The contradiction between Mussolini separating his first wife from her son while insisting paternalistically to elected officials that “this is the moment when Parliament and country can be reunited” is a distillation of Mussolini’s whole point: Fascists embolden deceit, destroy families, and ruin lives in pursuit of their own aggrandizement. In reality, Mussolini did refuse to support Ida and Benito Albino and ordered their surveillance. Both were institutionalized and died in asylums, her under mysterious circumstances, him at the age of 26. After this episode, Mussolini doesn’t return to these two, but it doesn’t have to. The sequence, with its jarringly melancholy musical choice and frenzied editing, conveys Mussolini’s personal and patriotic betrayals and dismantling of systems and relationships so devastatingly that the series doesn’t need to explicitly close the tragic loop.
After Mussolini ensures Ida is removed from public view, he goes home to grope his current wife, Rachele, and insist “the best days of our lives are ahead of us,” a mantra he repeats to placate her concerns about why they live in squalor when he’s the goddamned prime minister. Elsewhere, Mussolini’s goons beat to death a Catholic member of Parliament who refused to bend, the blood from his face and hands smearing the alley wall like stigmata. In the final moments, “Chapter 5” returns to Parliament so Mussolini can, after threatening the gathered representatives with death if they don’t vote for his new majority-rule electoral law, make his ultimate plan clear. From the center of the chamber, he says to camera, with a dismissive hand wave, “Democracy is beautiful. It gives you a lot of freedom, even the freedom to destroy it. When it’s done, we’ll abolish it.”

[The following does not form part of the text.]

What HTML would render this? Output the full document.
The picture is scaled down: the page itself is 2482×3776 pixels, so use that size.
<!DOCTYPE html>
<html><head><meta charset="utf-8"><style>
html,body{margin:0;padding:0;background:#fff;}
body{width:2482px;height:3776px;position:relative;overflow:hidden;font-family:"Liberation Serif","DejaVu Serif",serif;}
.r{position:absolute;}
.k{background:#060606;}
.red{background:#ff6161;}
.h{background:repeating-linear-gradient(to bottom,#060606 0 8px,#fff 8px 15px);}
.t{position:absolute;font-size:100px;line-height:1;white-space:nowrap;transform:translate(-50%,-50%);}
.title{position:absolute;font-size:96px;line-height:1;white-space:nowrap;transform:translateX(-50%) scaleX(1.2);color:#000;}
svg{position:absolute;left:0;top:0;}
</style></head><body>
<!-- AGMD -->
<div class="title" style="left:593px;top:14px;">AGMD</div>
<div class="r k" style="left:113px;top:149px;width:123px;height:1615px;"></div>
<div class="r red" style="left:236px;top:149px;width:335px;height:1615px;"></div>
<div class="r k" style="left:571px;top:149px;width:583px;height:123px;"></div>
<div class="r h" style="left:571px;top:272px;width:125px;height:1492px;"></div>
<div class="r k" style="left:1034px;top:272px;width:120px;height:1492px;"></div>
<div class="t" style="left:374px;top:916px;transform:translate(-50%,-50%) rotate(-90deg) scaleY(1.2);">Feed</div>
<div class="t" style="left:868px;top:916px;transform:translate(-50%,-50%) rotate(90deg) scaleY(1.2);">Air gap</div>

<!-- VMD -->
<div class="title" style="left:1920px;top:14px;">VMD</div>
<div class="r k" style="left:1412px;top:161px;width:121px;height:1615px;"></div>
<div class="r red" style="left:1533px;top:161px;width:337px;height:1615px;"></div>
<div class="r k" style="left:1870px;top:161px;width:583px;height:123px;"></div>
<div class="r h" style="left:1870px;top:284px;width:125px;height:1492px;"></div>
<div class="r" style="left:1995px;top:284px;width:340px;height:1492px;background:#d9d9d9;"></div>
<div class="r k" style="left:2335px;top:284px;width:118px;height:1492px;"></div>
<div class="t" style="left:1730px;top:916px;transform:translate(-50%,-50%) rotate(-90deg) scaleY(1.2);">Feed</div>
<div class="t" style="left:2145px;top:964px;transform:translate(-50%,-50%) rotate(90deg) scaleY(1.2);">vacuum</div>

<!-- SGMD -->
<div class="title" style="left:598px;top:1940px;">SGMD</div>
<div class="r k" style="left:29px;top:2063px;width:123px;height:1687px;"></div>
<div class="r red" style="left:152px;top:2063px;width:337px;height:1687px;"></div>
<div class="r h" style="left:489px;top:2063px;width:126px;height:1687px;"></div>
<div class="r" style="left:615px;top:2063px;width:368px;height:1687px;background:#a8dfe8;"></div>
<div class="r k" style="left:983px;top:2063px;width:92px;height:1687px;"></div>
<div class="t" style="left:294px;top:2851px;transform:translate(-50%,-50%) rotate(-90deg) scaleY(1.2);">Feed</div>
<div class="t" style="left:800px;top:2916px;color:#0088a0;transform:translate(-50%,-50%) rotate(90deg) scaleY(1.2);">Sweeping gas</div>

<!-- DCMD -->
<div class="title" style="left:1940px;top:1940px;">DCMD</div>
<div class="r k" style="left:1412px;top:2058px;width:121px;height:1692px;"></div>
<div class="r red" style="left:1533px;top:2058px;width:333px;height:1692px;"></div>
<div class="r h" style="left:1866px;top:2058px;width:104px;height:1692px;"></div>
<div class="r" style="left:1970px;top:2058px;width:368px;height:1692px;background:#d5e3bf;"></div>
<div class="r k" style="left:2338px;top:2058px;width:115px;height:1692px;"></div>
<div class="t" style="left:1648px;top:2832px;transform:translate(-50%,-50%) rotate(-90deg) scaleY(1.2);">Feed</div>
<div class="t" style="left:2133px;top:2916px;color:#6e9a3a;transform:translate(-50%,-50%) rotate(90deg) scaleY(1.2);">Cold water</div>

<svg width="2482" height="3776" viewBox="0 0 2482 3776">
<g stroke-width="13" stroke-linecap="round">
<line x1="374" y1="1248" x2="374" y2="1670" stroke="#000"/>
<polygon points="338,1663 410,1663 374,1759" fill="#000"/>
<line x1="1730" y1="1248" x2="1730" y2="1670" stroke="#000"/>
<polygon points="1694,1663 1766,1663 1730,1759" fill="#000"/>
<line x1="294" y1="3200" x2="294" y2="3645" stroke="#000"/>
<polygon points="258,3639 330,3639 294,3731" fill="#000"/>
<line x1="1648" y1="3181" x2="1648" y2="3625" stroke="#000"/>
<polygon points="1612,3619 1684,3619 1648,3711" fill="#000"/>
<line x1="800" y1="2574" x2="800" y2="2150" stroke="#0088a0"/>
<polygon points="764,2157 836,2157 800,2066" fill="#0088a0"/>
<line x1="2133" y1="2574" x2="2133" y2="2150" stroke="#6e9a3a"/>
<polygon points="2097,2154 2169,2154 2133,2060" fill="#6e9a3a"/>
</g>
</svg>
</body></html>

Presley’s “I can’t help falling in love with you” chorus continues playing over the episode’s final seconds, which reel through black-and-white footage of all the women Mussolini broke and abandoned. First Margherita, whom he tossed aside after she wrote his speeches, planned his strategies, and plotted his rise. Rachele, whom he regularly rapes and ultimately abandons to care for their children alone. And finally Ida, screaming in containment, cursed to die for the mistake of once caring for the man who probably killed her. This is sensorial bombardment, sights and sounds that shouldn’t work together, let alone in a series meant to connect the failures of our past with the nightmare of our present. But through this elaborate mash-up, Wright creates the off-kilter atmosphere necessary to underscore the danger at hand, the way people in power romanticize their own cruelty and spin hatred as love. It’s a lie, of course, and Mussolini: Son of the Century wants us to know it. The only thing a dictator loves is themselves.